Отражения – ключевой структурный прием спектакля: годы ученичества на улице Росси обернутся нервическим выходом вспыльчивой звезды во втором акте, обнажение в студии Аведона – облачением в золотую парчу "Короля-Солнце", радостный джаз трансвеститов Булонского леса – декадентским гей-дивертисментом (под положенный на музыку "Пьяный корабль" Рембо) на архипелаге Галли. Там, в унаследованной от Леонида Мясина творческой резиденции, Нуреев, умерший от СПИДа в Париже 1992-го, провел несколько последних недель жизни.

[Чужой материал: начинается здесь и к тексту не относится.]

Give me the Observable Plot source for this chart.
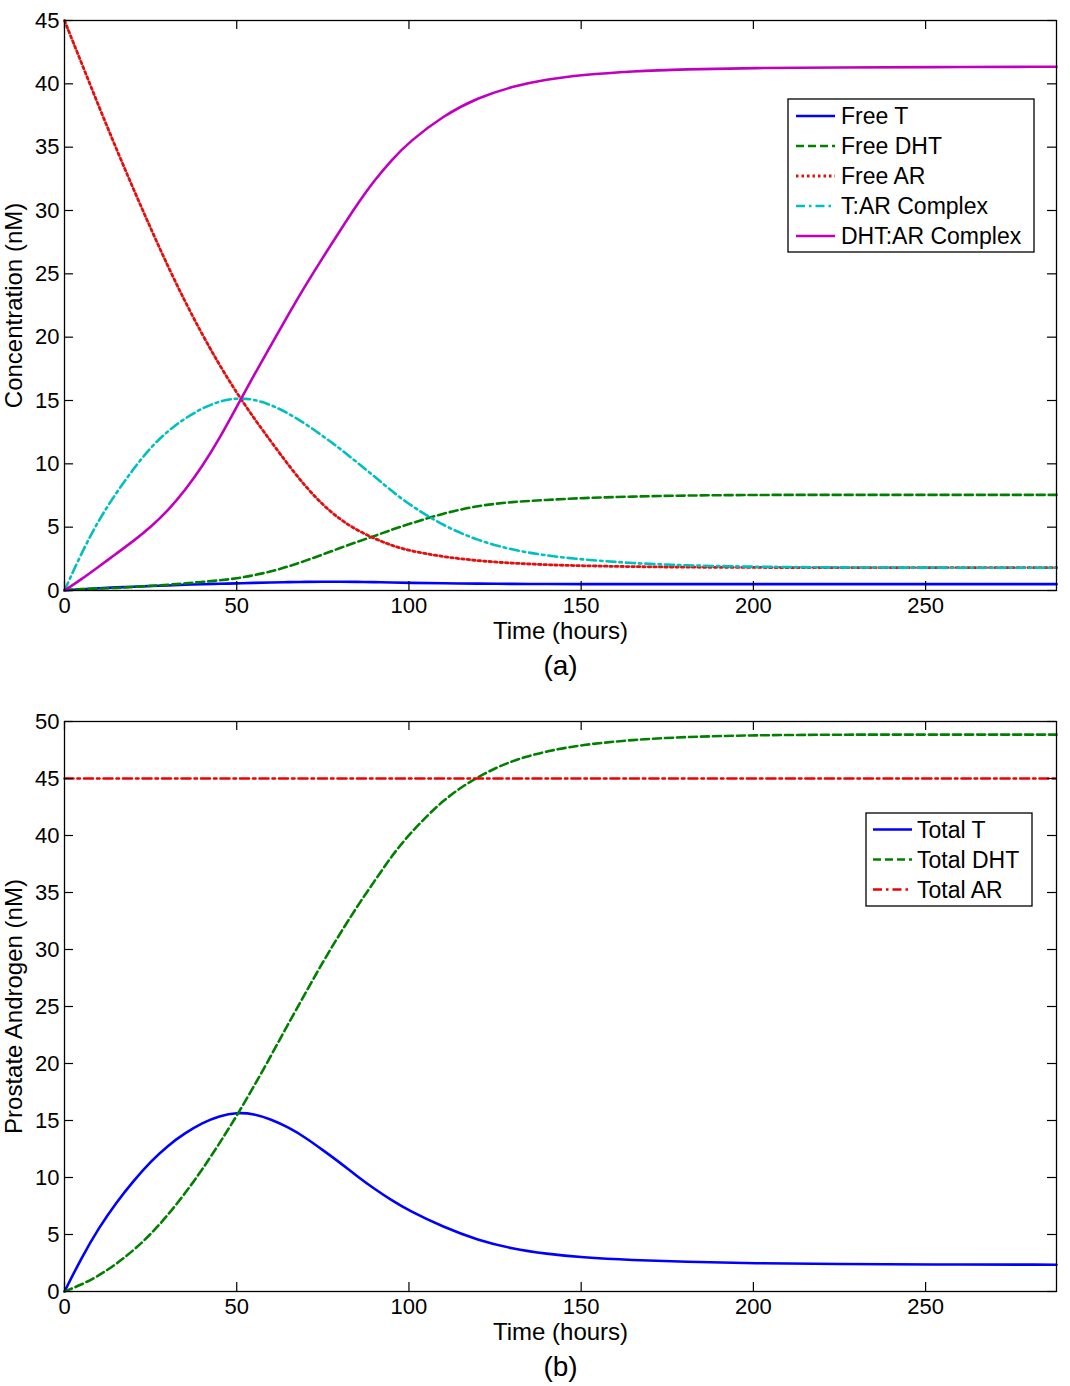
<!DOCTYPE html>
<html>
<head>
<meta charset="utf-8">
<script src="https://cdn.jsdelivr.net/npm/d3@7"></script>
<script src="https://cdn.jsdelivr.net/npm/@observablehq/plot@0.6"></script>
<style>
  html, body { margin: 0; padding: 0; background: #fff; }
  #wrap { width: 1070px; height: 1386px; position: relative; background: #fff; }
  #wrap svg { display: block; }
</style>
</head>
<body>
<div id="wrap"></div>
<script>
// ---------- data ----------
const timeHours = [0,5,10,15,20,25,30,35,40,45,50,55,60,65,70,75,80,85,90,95,100,110,120,130,140,150,165,180,200,225,250,288];

// Panel (a)
const freeT   = [0,0.1,0.18,0.25,0.3,0.35,0.4,0.45,0.5,0.53,0.56,0.6,0.63,0.66,0.68,0.69,0.69,0.68,0.66,0.63,0.6,0.57,0.54,0.52,0.51,0.5,0.5,0.5,0.5,0.5,0.5,0.5];
const freeDHT = [0.05,0.12,0.15,0.2,0.28,0.36,0.45,0.56,0.68,0.8,0.95,1.2,1.5,1.9,2.35,2.85,3.35,3.85,4.3,4.8,5.25,6.1,6.7,7.0,7.15,7.3,7.42,7.5,7.55,7.55,7.55,7.55];
const freeAR  = [45,41.6,38.2,34.9,31.7,28.6,25.6,22.8,20.2,17.8,15.6,13.6,11.75,9.9,8.2,6.75,5.6,4.75,4.1,3.55,3.15,2.65,2.35,2.15,2.03,1.95,1.88,1.84,1.82,1.8,1.8,1.8];
const tARComplex   = [0,3.0,5.6,7.7,9.6,11.3,12.6,13.6,14.4,14.95,15.2,15.1,14.65,14.0,13.15,12.2,11.2,10.1,9.0,7.85,6.8,5.1,3.95,3.2,2.75,2.45,2.15,1.98,1.87,1.82,1.8,1.8];
const dhtARComplex = [0,0.9,1.9,2.9,3.9,5.0,6.3,7.9,9.8,12.0,14.5,17.0,19.4,21.8,24.1,26.3,28.4,30.5,32.4,34.0,35.4,37.5,38.9,39.8,40.35,40.7,41.0,41.15,41.25,41.3,41.32,41.35];

// Panel (b)
const totalT   = [0,3.0,5.6,7.8,9.7,11.4,12.8,13.9,14.8,15.4,15.7,15.6,15.1,14.4,13.5,12.4,11.3,10.1,9.0,8.0,7.1,5.65,4.5,3.75,3.3,3.0,2.75,2.6,2.47,2.4,2.37,2.35];
const totalDHT = [0,0.6,1.4,2.4,3.6,5.0,6.7,8.6,10.7,13.0,15.4,18.0,20.7,23.5,26.2,28.9,31.4,33.8,36.0,38.2,40.1,43.2,45.2,46.6,47.4,47.95,48.4,48.65,48.8,48.85,48.85,48.85];
const totalAR  = [45,45,45,45,45,45,45,45,45,45,45,45,45,45,45,45,45,45,45,45,45,45,45,45,45,45,45,45,45,45,45,45];

// Axis ticks
const xTicks  = [0,50,100,150,200,250];
const yTicksA = [0,5,10,15,20,25,30,35,40,45];
const yTicksB = [0,5,10,15,20,25,30,35,40,45,50];

// Series names
const seriesA = ["Free T","Free DHT","Free AR","T:AR Complex","DHT:AR Complex"];
const seriesB = ["Total T","Total DHT","Total AR"];

// ---------- styles ----------
const FONT = "'Liberation Sans', Arial, Helvetica, sans-serif";
const styleOf = {
  "Free T":         {stroke: "#0000ff", dash: null, w: 2.6},
  "Free DHT":       {stroke: "#008000", dash: "8,4", w: 2.6},
  "Free AR":        {stroke: "#e01010", dash: "2.5,3", w: 2.8},
  "T:AR Complex":   {stroke: "#00bfbf", dash: "9,4,2.5,4", w: 2.6},
  "DHT:AR Complex": {stroke: "#bf00bf", dash: null, w: 2.6},
  "Total T":        {stroke: "#0000ff", dash: null, w: 2.6},
  "Total DHT":      {stroke: "#008000", dash: "8,4", w: 2.6},
  "Total AR":       {stroke: "#ee0000", dash: "9,4,2.5,4", w: 2.6}
};

function toRows(name, values) {
  return timeHours.map((t, i) => ({series: name, t, v: values[i]}));
}

const rowsA = [
  ...toRows("Free T", freeT),
  ...toRows("Free DHT", freeDHT),
  ...toRows("Free AR", freeAR),
  ...toRows("T:AR Complex", tARComplex),
  ...toRows("DHT:AR Complex", dhtARComplex)
];
const rowsB = [
  ...toRows("Total T", totalT),
  ...toRows("Total DHT", totalDHT),
  ...toRows("Total AR", totalAR)
];

function panel({rows, names, yDomain, yTicks, yLabel, tag, height, marginTop, marginBottom}) {
  const W = 1070, mL = 64, mR = 14;
  const fw = W - mL - mR;
  const fh = height - marginTop - marginBottom;
  const tick = 9;
  const lineMarks = names.map(n => Plot.line(rows.filter(r => r.series === n), {
    x: "t", y: "v",
    stroke: styleOf[n].stroke,
    strokeWidth: styleOf[n].w,
    strokeDasharray: styleOf[n].dash || undefined,
    curve: "basis"
  }));
  return Plot.plot({
    width: W, height,
    marginLeft: mL, marginRight: mR, marginTop, marginBottom,
    style: {fontFamily: FONT, fontSize: "22px", background: "#fff", color: "#000", overflow: "visible"},
    x: {domain: [0, 288]},
    y: {domain: yDomain},
    marks: [
      ...lineMarks,
      Plot.frame({stroke: "#000", strokeWidth: 1.3}),
      // inward tick marks on all four sides
      Plot.ruleX(xTicks, {x: d => d, insetTop: fh - tick, stroke: "#000", strokeWidth: 1.2}),
      Plot.ruleX(xTicks, {x: d => d, insetBottom: fh - tick, stroke: "#000", strokeWidth: 1.2}),
      Plot.ruleY(yTicks, {y: d => d, insetRight: fw - tick, stroke: "#000", strokeWidth: 1.2}),
      Plot.ruleY(yTicks, {y: d => d, insetLeft: fw - tick, stroke: "#000", strokeWidth: 1.2}),
      Plot.axisX({ticks: xTicks, tickSize: 0, tickPadding: 7, fontSize: 22, label: null, tickFormat: d => String(d)}),
      Plot.axisY({ticks: yTicks, tickSize: 0, tickPadding: 5, fontSize: 22, label: null, tickFormat: d => String(d)}),
      Plot.text(["Time (hours)"], {text: d => d, frameAnchor: "bottom", lineAnchor: "middle", textAnchor: "middle", dy: 41, fontSize: 24, fill: "#000"}),
      Plot.text([tag], {text: d => d, frameAnchor: "bottom", lineAnchor: "middle", textAnchor: "middle", dy: 76, fontSize: 28, fill: "#000"}),
      Plot.text([yLabel], {text: d => d, frameAnchor: "left", lineAnchor: "middle", textAnchor: "middle", rotate: -90, dx: -50, fontSize: 24, fill: "#000"})
    ]
  });
}

function addLegend(svg, names, box, rowStart, lineX0, lineX1, textX) {
  const g = d3.select(svg).append("g").attr("text-anchor", "start");
  g.append("rect").attr("x", box.x).attr("y", box.y).attr("width", box.w).attr("height", box.h)
    .attr("fill", "#fff").attr("stroke", "#000").attr("stroke-width", 1.3);
  names.forEach((n, i) => {
    const y = rowStart + i * 30;
    const ln = g.append("line").attr("x1", lineX0).attr("x2", lineX1).attr("y1", y).attr("y2", y)
      .attr("stroke", styleOf[n].stroke).attr("stroke-width", styleOf[n].w);
    if (styleOf[n].dash) ln.attr("stroke-dasharray", styleOf[n].dash);
    g.append("text").attr("x", textX).attr("y", y).attr("dy", "0.36em")
      .attr("text-anchor", "start")
      .attr("font-family", FONT).attr("font-size", 23).attr("fill", "#000").text(n);
  });
}

const wrap = document.getElementById("wrap");

const svgA = panel({rows: rowsA, names: seriesA, yDomain: [0, 45], yTicks: yTicksA,
  yLabel: "Concentration (nM)", tag: "(a)", height: 700, marginTop: 20, marginBottom: 110});
addLegend(svgA, seriesA, {x: 788, y: 99, w: 246, h: 153}, 116, 796, 835, 841);
wrap.appendChild(svgA);

const svgB = panel({rows: rowsB, names: seriesB, yDomain: [0, 50], yTicks: yTicksB,
  yLabel: "Prostate Androgen (nM)", tag: "(b)", height: 686, marginTop: 21, marginBottom: 95});
addLegend(svgB, seriesB, {x: 866, y: 113, w: 166, h: 93}, 129.5, 873, 912, 917);
wrap.appendChild(svgB);
</script>
</body>
</html>
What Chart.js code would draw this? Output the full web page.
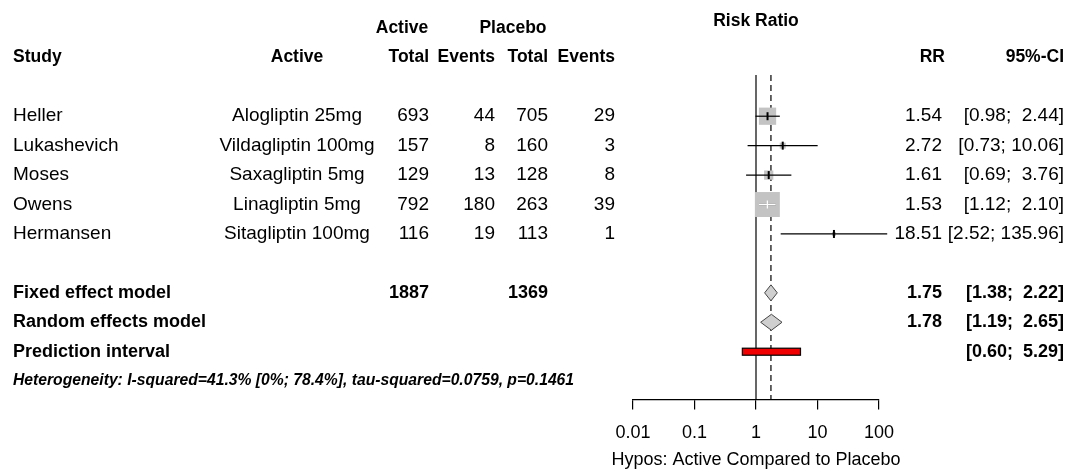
<!DOCTYPE html>
<html>
<head>
<meta charset="utf-8">
<script src="https://cdn.jsdelivr.net/npm/chart.js@4.4.1/dist/chart.umd.min.js"></script>
<style>
  html, body { margin: 0; padding: 0; background: #fff; }
</style>
</head>
<body>
<canvas id="forest" width="1069" height="469"></canvas>
<script>
// study data
const studies = ["Heller", "Lukashevich", "Moses", "Owens", "Hermansen"];
const drugs = ["Alogliptin 25mg", "Vildagliptin 100mg", "Saxagliptin 5mg", "Linagliptin 5mg", "Sitagliptin 100mg"];
const activeTotal = [693, 157, 129, 792, 116];
const activeEvents = [44, 8, 13, 180, 19];
const placeboTotal = [705, 160, 128, 263, 113];
const placeboEvents = [29, 3, 8, 39, 1];
const rr = [1.54, 2.72, 1.61, 1.53, 18.51];
const ciLower = [0.98, 0.73, 0.69, 1.12, 2.52];
const ciUpper = [2.44, 10.06, 3.76, 2.10, 135.96];
const weights = [28.1, 3.4, 8.1, 59.0, 1.5]; // fixed effect weight, %

// pooled estimates: fixed, random, prediction interval
const summaryLabels = ["Fixed effect model", "Random effects model", "Prediction interval"];
const summaryRR = [1.75, 1.78];
const summaryLower = [1.38, 1.19, 0.60];
const summaryUpper = [2.22, 2.65, 5.29];

const axisTicks = [0.01, 0.1, 1, 10, 100];
const axisTitle = "Hypos: Active Compared to Placebo";
const heterogeneity = "Heterogeneity: I-squared=41.3% [0%; 78.4%], tau-squared=0.0759, p=0.1461";

const FAMILY = '"Liberation Sans", Arial, Helvetica, sans-serif';
const fNormal = "19px " + FAMILY;
const fHead = "bold 17.5px " + FAMILY;
const fBold = "bold 18px " + FAMILY;
const fNote = "italic bold 15.7px " + FAMILY;
const fAxis = "18px " + FAMILY;

const summaryRow = [6, 7, 8];
const sum = (arr) => arr.reduce((a, b) => a + b, 0);
const fmtCI = (lo, hi) => "[" + lo.toFixed(2) + "; " + hi.toFixed(2).padStart(5, " ") + "]";
const boxSide = (w) => 3.25 * Math.sqrt(w);

const ciSets = studies.map((s, i) => ({
  type: "scatter",
  data: [{ x: ciLower[i], y: i }, { x: ciUpper[i], y: i }],
  showLine: true,
  borderColor: "#000",
  borderWidth: 1.2,
  pointRadius: 0,
  clip: false,
  order: 1
}));

const boxSet = {
  type: "scatter",
  data: rr.map((v, i) => ({ x: v, y: i })),
  pointStyle: "rect",
  pointRadius: weights.map((w) => boxSide(w) / Math.SQRT2),
  backgroundColor: "#c3c3c3",
  borderWidth: 0,
  clip: false,
  order: 2
};

function label(ctx, str, x, y, align, font) {
  ctx.font = font;
  ctx.textAlign = align;
  ctx.fillText(str, x, y);
}

const forestPlugin = {
  id: "forest",
  beforeDatasetsDraw(chart) {
    const { ctx, chartArea, scales: { x } } = chart;
    ctx.save();
    ctx.strokeStyle = "#000";
    ctx.lineWidth = 1.2;
    const x1 = x.getPixelForValue(1);
    ctx.beginPath();
    ctx.moveTo(x1, chartArea.top);
    ctx.lineTo(x1, chartArea.bottom);
    ctx.stroke();
    // fixed effect estimate
    const xf = x.getPixelForValue(summaryRR[0]);
    ctx.setLineDash([6, 4]);
    ctx.beginPath();
    ctx.moveTo(xf, chartArea.top);
    ctx.lineTo(xf, chartArea.bottom);
    ctx.stroke();
    ctx.restore();
  },
  afterDatasetsDraw(chart) {
    const { ctx, scales: { x, y } } = chart;
    ctx.save();
    // point estimate ticks; white where the interval sits inside its box
    rr.forEach((v, i) => {
      const px = x.getPixelForValue(v);
      const py = y.getPixelForValue(i);
      const lo = x.getPixelForValue(ciLower[i]);
      const hi = x.getPixelForValue(ciUpper[i]);
      const side = boxSide(weights[i]);
      const inside = hi - lo < side;
      ctx.strokeStyle = inside ? "#fff" : "#000";
      if (inside) {
        ctx.lineWidth = 1.2;
        ctx.beginPath();
        ctx.moveTo(lo, py);
        ctx.lineTo(hi, py);
        ctx.stroke();
      }
      ctx.lineWidth = inside ? 1.2 : 2;
      ctx.beginPath();
      ctx.moveTo(px, py - 4);
      ctx.lineTo(px, py + 4);
      ctx.stroke();
    });
    // diamonds
    summaryRR.forEach((v, k) => {
      const py = y.getPixelForValue(summaryRow[k]);
      const lo = x.getPixelForValue(summaryLower[k]);
      const hi = x.getPixelForValue(summaryUpper[k]);
      const mid = x.getPixelForValue(v);
      ctx.beginPath();
      ctx.moveTo(lo, py);
      ctx.lineTo(mid, py - 8);
      ctx.lineTo(hi, py);
      ctx.lineTo(mid, py + 8);
      ctx.closePath();
      ctx.fillStyle = "#cfcfcf";
      ctx.fill();
      ctx.strokeStyle = "#444";
      ctx.lineWidth = 1;
      ctx.stroke();
    });
    // prediction interval
    const py = y.getPixelForValue(summaryRow[2]);
    const lo = x.getPixelForValue(summaryLower[2]);
    const hi = x.getPixelForValue(summaryUpper[2]);
    ctx.fillStyle = "#f00000";
    ctx.fillRect(lo, py - 3.5, hi - lo, 7);
    ctx.strokeStyle = "#000";
    ctx.lineWidth = 1.2;
    ctx.strokeRect(lo, py - 3.5, hi - lo, 7);
    ctx.restore();
  },
  afterDraw(chart) {
    const { ctx, chartArea, scales: { x, y } } = chart;
    const row = (i) => y.getPixelForValue(i);
    ctx.save();
    ctx.fillStyle = "#000";
    ctx.textBaseline = "middle";

    // headers
    label(ctx, "Risk Ratio", x.getPixelForValue(1), row(-3.24), "center", fHead);
    label(ctx, "Active", 402, row(-3), "center", fHead);
    label(ctx, "Placebo", 513, row(-3), "center", fHead);
    label(ctx, "Study", 13, row(-2), "left", fHead);
    label(ctx, "Active", 297, row(-2), "center", fHead);
    label(ctx, "Total", 429, row(-2), "right", fHead);
    label(ctx, "Events", 495, row(-2), "right", fHead);
    label(ctx, "Total", 548, row(-2), "right", fHead);
    label(ctx, "Events", 615, row(-2), "right", fHead);
    label(ctx, "RR", 945, row(-2), "right", fHead);
    label(ctx, "95%-CI", 1064, row(-2), "right", fHead);

    // study rows
    studies.forEach((s, i) => {
      const py = row(i);
      label(ctx, s, 13, py, "left", fNormal);
      label(ctx, drugs[i], 297, py, "center", fNormal);
      label(ctx, String(activeTotal[i]), 429, py, "right", fNormal);
      label(ctx, String(activeEvents[i]), 495, py, "right", fNormal);
      label(ctx, String(placeboTotal[i]), 548, py, "right", fNormal);
      label(ctx, String(placeboEvents[i]), 615, py, "right", fNormal);
      label(ctx, rr[i].toFixed(2), 942, py, "right", fNormal);
      label(ctx, fmtCI(ciLower[i], ciUpper[i]), 1064, py, "right", fNormal);
    });

    // pooled rows
    summaryLabels.forEach((s, k) => {
      const py = row(summaryRow[k]);
      label(ctx, s, 13, py, "left", fBold);
      if (k < summaryRR.length) label(ctx, summaryRR[k].toFixed(2), 942, py, "right", fBold);
      label(ctx, fmtCI(summaryLower[k], summaryUpper[k]), 1064, py, "right", fBold);
    });
    label(ctx, String(sum(activeTotal)), 429, row(summaryRow[0]), "right", fBold);
    label(ctx, String(sum(placeboTotal)), 548, row(summaryRow[0]), "right", fBold);

    label(ctx, heterogeneity, 13, row(9), "left", fNote);

    // x axis title, centred under the axis
    label(ctx, axisTitle, (chartArea.left + chartArea.right) / 2, chartArea.bottom + 61, "center", fAxis);
    ctx.restore();
  }
};

new Chart(document.getElementById("forest"), {
  type: "scatter",
  data: { datasets: [boxSet, ...ciSets] },
  options: {
    responsive: false,
    animation: false,
    events: [],
    layout: { padding: { left: 633, right: 190, top: 75, bottom: 12 } },
    plugins: { legend: { display: false }, tooltip: { enabled: false } },
    scales: {
      x: {
        type: "logarithmic",
        min: 0.01,
        max: 100,
        afterBuildTicks: (scale) => { scale.ticks = axisTicks.map((v) => ({ value: v })); },
        ticks: {
          callback: (v) => String(v),
          color: "#000",
          font: { size: 18, family: FAMILY },
          padding: 13,
          maxRotation: 0,
          autoSkip: false
        },
        grid: { drawOnChartArea: false, drawTicks: true, tickLength: 10, color: "#000", lineWidth: 1.2 },
        border: { display: true, color: "#000", width: 1.2 }
      },
      y: { type: "linear", reverse: true, min: -1.4, max: 9.62, display: false }
    }
  },
  plugins: [forestPlugin]
});
</script>
</body>
</html>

И у Эроса в "Нурееве" есть свой зеркальный двойник – Танатос, само собой. Первый акт завершается картиной "Эрик" – это танец Нуреева и Эрика Бруна (Владислав Козлов в очередь с Денисом Савиным), мужской любовный дуэт, прихотливая игра хрупкости и брутальности, филигранная новелла не столько о сексе, сколько об отношениях. Венчает ее символическое умирание Нуреева – тогда как в финале, наоборот, Нуреев, приговоренный модной чумой ХХ века, в парчовом халате и чалме, уже не победительный парящий король, но разбитый, дряхлый Пьеро спускается в оркестровую яму, чтобы продижировать оркестром и призрачными (название этой картины – "Тени") танцующими парами. Смертию смерть поправ. Согласно либретто, Нуреев должен "дирижировать тишиной" – это, конечно, возможно только в идеальном воображаемом мире; в реальности едва подступившую тишину взрывают аплодисменты. И ладно. Иначе было бы слишком больно. Несдержанность зрителей иногда спасительна.